Data extracted from a collection
++++++

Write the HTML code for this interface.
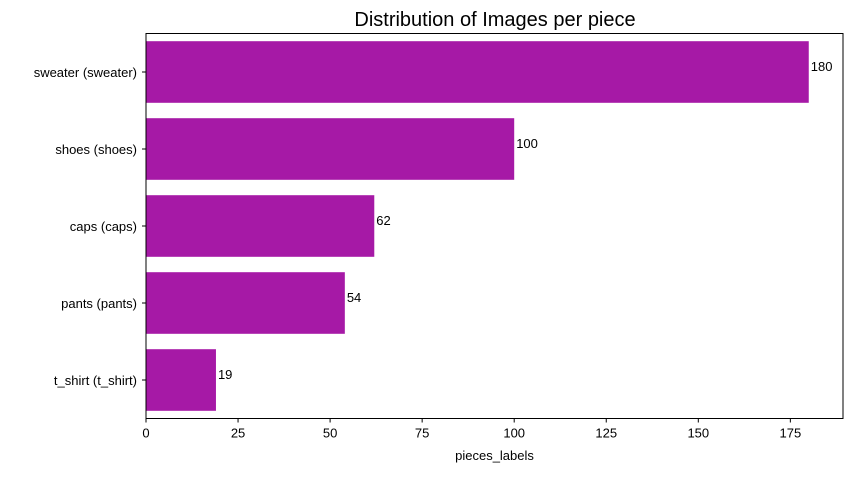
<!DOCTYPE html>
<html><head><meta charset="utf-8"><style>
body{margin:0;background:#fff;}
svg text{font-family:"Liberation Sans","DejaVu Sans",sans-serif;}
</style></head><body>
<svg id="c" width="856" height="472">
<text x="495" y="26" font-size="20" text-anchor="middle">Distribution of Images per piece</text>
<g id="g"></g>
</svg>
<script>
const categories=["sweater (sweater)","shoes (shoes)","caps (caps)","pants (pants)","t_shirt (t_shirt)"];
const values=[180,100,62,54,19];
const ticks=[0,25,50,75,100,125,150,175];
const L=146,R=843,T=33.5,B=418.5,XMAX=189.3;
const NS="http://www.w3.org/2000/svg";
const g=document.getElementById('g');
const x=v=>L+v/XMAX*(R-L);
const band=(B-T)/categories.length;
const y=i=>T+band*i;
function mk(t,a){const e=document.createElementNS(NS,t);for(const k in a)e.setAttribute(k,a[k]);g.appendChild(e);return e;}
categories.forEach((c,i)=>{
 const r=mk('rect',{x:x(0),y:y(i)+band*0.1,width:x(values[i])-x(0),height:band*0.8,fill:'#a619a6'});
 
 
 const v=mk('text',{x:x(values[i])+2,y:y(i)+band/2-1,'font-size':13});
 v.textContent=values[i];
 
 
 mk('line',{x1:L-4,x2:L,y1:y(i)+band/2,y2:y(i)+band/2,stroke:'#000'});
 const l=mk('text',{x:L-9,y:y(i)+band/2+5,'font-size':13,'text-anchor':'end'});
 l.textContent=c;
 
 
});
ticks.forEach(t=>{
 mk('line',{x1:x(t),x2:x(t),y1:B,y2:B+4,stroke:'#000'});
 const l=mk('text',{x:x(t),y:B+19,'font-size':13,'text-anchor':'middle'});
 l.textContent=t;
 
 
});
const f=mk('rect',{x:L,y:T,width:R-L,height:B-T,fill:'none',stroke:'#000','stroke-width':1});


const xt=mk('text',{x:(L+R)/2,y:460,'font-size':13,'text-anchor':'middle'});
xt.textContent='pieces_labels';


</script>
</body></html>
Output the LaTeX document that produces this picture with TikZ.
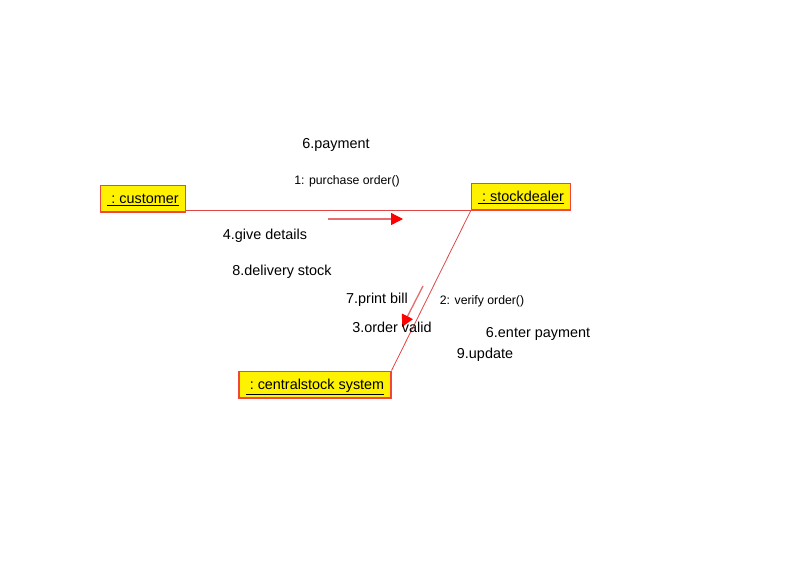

++++++

Objective — Print all of the entries word for word. Omit the pictures they contain.

Completed task —
Write the HTML code for this interface.
<!DOCTYPE html>
<html><head><meta charset="utf-8"><style>
body{margin:0;background:#fff;}
svg text{font-family:"Liberation Sans","DejaVu Sans",sans-serif;}
</style></head><body>
<svg id="c" width="856" height="472">
<text x="495" y="26" font-size="20" text-anchor="middle">Distribution of Images per piece</text>
<g id="g"></g>
</svg>
<script>
const categories=["sweater (sweater)","shoes (shoes)","caps (caps)","pants (pants)","t_shirt (t_shirt)"];
const values=[180,100,62,54,19];
const ticks=[0,25,50,75,100,125,150,175];
const L=146,R=843,T=33.5,B=418.5,XMAX=189.3;
const NS="http://www.w3.org/2000/svg";
const g=document.getElementById('g');
const x=v=>L+v/XMAX*(R-L);
const band=(B-T)/categories.length;
const y=i=>T+band*i;
function mk(t,a){const e=document.createElementNS(NS,t);for(const k in a)e.setAttribute(k,a[k]);g.appendChild(e);return e;}
categories.forEach((c,i)=>{
 const r=mk('rect',{x:x(0),y:y(i)+band*0.1,width:x(values[i])-x(0),height:band*0.8,fill:'#a619a6'});
 
 
 const v=mk('text',{x:x(values[i])+2,y:y(i)+band/2-1,'font-size':13});
 v.textContent=values[i];
 
 
 mk('line',{x1:L-4,x2:L,y1:y(i)+band/2,y2:y(i)+band/2,stroke:'#000'});
 const l=mk('text',{x:L-9,y:y(i)+band/2+5,'font-size':13,'text-anchor':'end'});
 l.textContent=c;
 
 
});
ticks.forEach(t=>{
 mk('line',{x1:x(t),x2:x(t),y1:B,y2:B+4,stroke:'#000'});
 const l=mk('text',{x:x(t),y:B+19,'font-size':13,'text-anchor':'middle'});
 l.textContent=t;
 
 
});
const f=mk('rect',{x:L,y:T,width:R-L,height:B-T,fill:'none',stroke:'#000','stroke-width':1});


const xt=mk('text',{x:(L+R)/2,y:460,'font-size':13,'text-anchor':'middle'});
xt.textContent='pieces_labels';


</script>
</body></html>
Output the LaTeX document that produces this picture with TikZ.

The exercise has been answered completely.